On Wednesday, the IMA stated that as many as 594 doctors had died during the highly-infectious second wave of the coronavirus pandemic in the country.
With repetitive incidents of violence against doctors, the IMA has appealed to federal Home Minister Amit Shah to urgently implement an effective and strong law "against healthcare violence" to safeguard the healthcare professionals of the country.
Amid rising assault cases, the IMA has said that it has been constantly requesting the Indian government to enact a central law with Indian Penal Code (IPC) section, fixing the responsible officers to investigate, time frame for investigation, and punishments for culprits, as early as possible, without option for bail.
According to the findings of a study by IMA, more than 75 percent of doctors in the country have faced at least some form of violence and over 68 percent of incidents have been committed by the attendees or relatives of patients.
Mental health experts also point out that these incidents raise the mental trauma of the doctors who are already exhausted by the ongoing pandemic.
According to Dr. Zirak Marker, a senior psychiatrist, and MPOWER advisor, the risk of experiencing trauma and stress is very high for frontline medical workers. Long working hours, fatigue, lack of rest and sleep, dealing with complications, uncertainty, difficulty with relatives, and unrealistic expectations all contribute to burnout and emotional drain.

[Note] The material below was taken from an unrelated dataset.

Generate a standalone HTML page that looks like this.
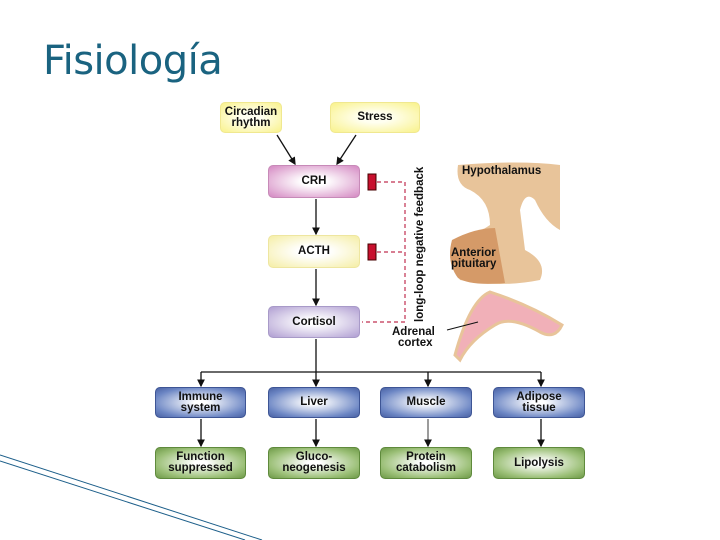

He said it has to be realised that frontline workers in the first place are human beings with feelings, just like any other person.
“They are not super-humans or gods that can be in control of every given situation or predict how things may turn out. They tirelessly work despite sometimes having difficulties or problems, at home or work. They come to work despite sometimes not feeling up to it or if they are feeling sleep deprived or fatigued," Marker told Sputnik.
The Indian Medical Association (IMA) once stated that a bill titled “Prohibition of Violence and Damage to Property Bill, 2019” was drafted by the Health Ministry in 2019. But the Home Ministry dismissed the need for a separate law to check violence against a specific profession.
“At this pandemic, we also demand hospitals shall be declared as protected zone and mandatory official observance by police are implemented in all hospital premises,” the IMA statement added.
Doctors Fear Violence at Workplace Amid Pandemic
Some doctors said they get scared and disheartened due to these incidents of abuse and assaults, and added that violence has increased during the pandemic.
Last month, the Bombay High Court directed the states to protect doctors and healthcare staff in the front line battling the Covid-19 pandemic.
As cases of violence against doctors and medical staff has increased dramatically in the ongoing second wave of the coronavirus, several doctors have warned of withdrawing their services if attacks continue.